> **What to produce**
Set down each line of the data below exactly as it stands, dropping the pictures.

Begin Source data

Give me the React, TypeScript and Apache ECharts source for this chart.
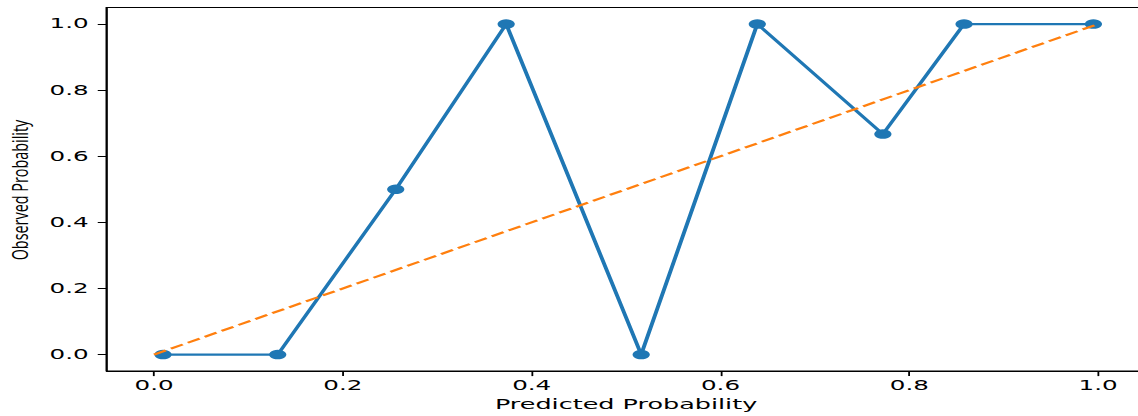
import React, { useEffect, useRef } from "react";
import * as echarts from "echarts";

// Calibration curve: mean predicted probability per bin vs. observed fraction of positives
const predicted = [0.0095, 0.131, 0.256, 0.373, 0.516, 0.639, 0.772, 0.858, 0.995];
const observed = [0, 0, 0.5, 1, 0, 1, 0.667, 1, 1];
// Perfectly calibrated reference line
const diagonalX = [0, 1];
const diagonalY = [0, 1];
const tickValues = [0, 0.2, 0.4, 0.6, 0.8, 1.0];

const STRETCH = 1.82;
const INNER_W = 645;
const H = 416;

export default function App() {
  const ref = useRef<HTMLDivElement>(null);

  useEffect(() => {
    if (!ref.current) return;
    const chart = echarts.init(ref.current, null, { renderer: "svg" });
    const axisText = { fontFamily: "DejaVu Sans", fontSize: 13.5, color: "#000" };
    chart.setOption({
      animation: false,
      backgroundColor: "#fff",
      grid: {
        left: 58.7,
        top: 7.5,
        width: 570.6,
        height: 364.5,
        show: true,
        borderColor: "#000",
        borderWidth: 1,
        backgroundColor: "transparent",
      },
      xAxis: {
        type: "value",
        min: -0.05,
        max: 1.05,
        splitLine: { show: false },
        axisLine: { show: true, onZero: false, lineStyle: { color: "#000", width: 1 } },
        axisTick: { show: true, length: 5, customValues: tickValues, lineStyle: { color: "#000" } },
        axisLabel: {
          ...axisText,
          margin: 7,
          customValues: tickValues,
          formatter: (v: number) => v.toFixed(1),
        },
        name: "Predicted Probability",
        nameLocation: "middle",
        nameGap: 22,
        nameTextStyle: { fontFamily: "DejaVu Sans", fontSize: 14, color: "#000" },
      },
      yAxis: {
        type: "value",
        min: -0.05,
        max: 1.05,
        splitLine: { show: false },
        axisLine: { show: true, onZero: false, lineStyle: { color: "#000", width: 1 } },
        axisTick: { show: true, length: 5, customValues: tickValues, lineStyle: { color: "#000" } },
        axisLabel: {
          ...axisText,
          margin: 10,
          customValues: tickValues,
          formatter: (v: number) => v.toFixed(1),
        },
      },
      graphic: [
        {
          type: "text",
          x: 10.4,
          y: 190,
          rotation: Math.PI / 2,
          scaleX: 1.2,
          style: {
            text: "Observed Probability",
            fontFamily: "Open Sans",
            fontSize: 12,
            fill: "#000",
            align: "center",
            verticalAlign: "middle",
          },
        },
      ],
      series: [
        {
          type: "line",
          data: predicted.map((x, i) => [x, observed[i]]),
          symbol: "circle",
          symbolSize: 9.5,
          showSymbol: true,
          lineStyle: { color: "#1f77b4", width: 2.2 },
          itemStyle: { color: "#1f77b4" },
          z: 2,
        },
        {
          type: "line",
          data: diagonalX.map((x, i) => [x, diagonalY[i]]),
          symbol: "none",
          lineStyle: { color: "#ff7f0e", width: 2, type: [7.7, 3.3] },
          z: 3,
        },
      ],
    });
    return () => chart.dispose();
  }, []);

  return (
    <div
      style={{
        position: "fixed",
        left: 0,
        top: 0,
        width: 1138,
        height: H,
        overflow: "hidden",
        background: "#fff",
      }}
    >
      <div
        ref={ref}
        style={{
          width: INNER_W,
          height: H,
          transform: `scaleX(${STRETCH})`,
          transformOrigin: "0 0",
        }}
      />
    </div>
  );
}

End Source data

> **Final result**
Give me the React, TypeScript and Apache ECharts source for this chart.
import React, { useEffect, useRef } from "react";
import * as echarts from "echarts";

// Calibration curve: mean predicted probability per bin vs. observed fraction of positives
const predicted = [0.0095, 0.131, 0.256, 0.373, 0.516, 0.639, 0.772, 0.858, 0.995];
const observed = [0, 0, 0.5, 1, 0, 1, 0.667, 1, 1];
// Perfectly calibrated reference line
const diagonalX = [0, 1];
const diagonalY = [0, 1];
const tickValues = [0, 0.2, 0.4, 0.6, 0.8, 1.0];

const STRETCH = 1.82;
const INNER_W = 645;
const H = 416;

export default function App() {
  const ref = useRef<HTMLDivElement>(null);

  useEffect(() => {
    if (!ref.current) return;
    const chart = echarts.init(ref.current, null, { renderer: "svg" });
    const axisText = { fontFamily: "DejaVu Sans", fontSize: 13.5, color: "#000" };
    chart.setOption({
      animation: false,
      backgroundColor: "#fff",
      grid: {
        left: 58.7,
        top: 7.5,
        width: 570.6,
        height: 364.5,
        show: true,
        borderColor: "#000",
        borderWidth: 1,
        backgroundColor: "transparent",
      },
      xAxis: {
        type: "value",
        min: -0.05,
        max: 1.05,
        splitLine: { show: false },
        axisLine: { show: true, onZero: false, lineStyle: { color: "#000", width: 1 } },
        axisTick: { show: true, length: 5, customValues: tickValues, lineStyle: { color: "#000" } },
        axisLabel: {
          ...axisText,
          margin: 7,
          customValues: tickValues,
          formatter: (v: number) => v.toFixed(1),
        },
        name: "Predicted Probability",
        nameLocation: "middle",
        nameGap: 22,
        nameTextStyle: { fontFamily: "DejaVu Sans", fontSize: 14, color: "#000" },
      },
      yAxis: {
        type: "value",
        min: -0.05,
        max: 1.05,
        splitLine: { show: false },
        axisLine: { show: true, onZero: false, lineStyle: { color: "#000", width: 1 } },
        axisTick: { show: true, length: 5, customValues: tickValues, lineStyle: { color: "#000" } },
        axisLabel: {
          ...axisText,
          margin: 10,
          customValues: tickValues,
          formatter: (v: number) => v.toFixed(1),
        },
      },
      graphic: [
        {
          type: "text",
          x: 10.4,
          y: 190,
          rotation: Math.PI / 2,
          scaleX: 1.2,
          style: {
            text: "Observed Probability",
            fontFamily: "Open Sans",
            fontSize: 12,
            fill: "#000",
            align: "center",
            verticalAlign: "middle",
          },
        },
      ],
      series: [
        {
          type: "line",
          data: predicted.map((x, i) => [x, observed[i]]),
          symbol: "circle",
          symbolSize: 9.5,
          showSymbol: true,
          lineStyle: { color: "#1f77b4", width: 2.2 },
          itemStyle: { color: "#1f77b4" },
          z: 2,
        },
        {
          type: "line",
          data: diagonalX.map((x, i) => [x, diagonalY[i]]),
          symbol: "none",
          lineStyle: { color: "#ff7f0e", width: 2, type: [7.7, 3.3] },
          z: 3,
        },
      ],
    });
    return () => chart.dispose();
  }, []);

  return (
    <div
      style={{
        position: "fixed",
        left: 0,
        top: 0,
        width: 1138,
        height: H,
        overflow: "hidden",
        background: "#fff",
      }}
    >
      <div
        ref={ref}
        style={{
          width: INNER_W,
          height: H,
          transform: `scaleX(${STRETCH})`,
          transformOrigin: "0 0",
        }}
      />
    </div>
  );
}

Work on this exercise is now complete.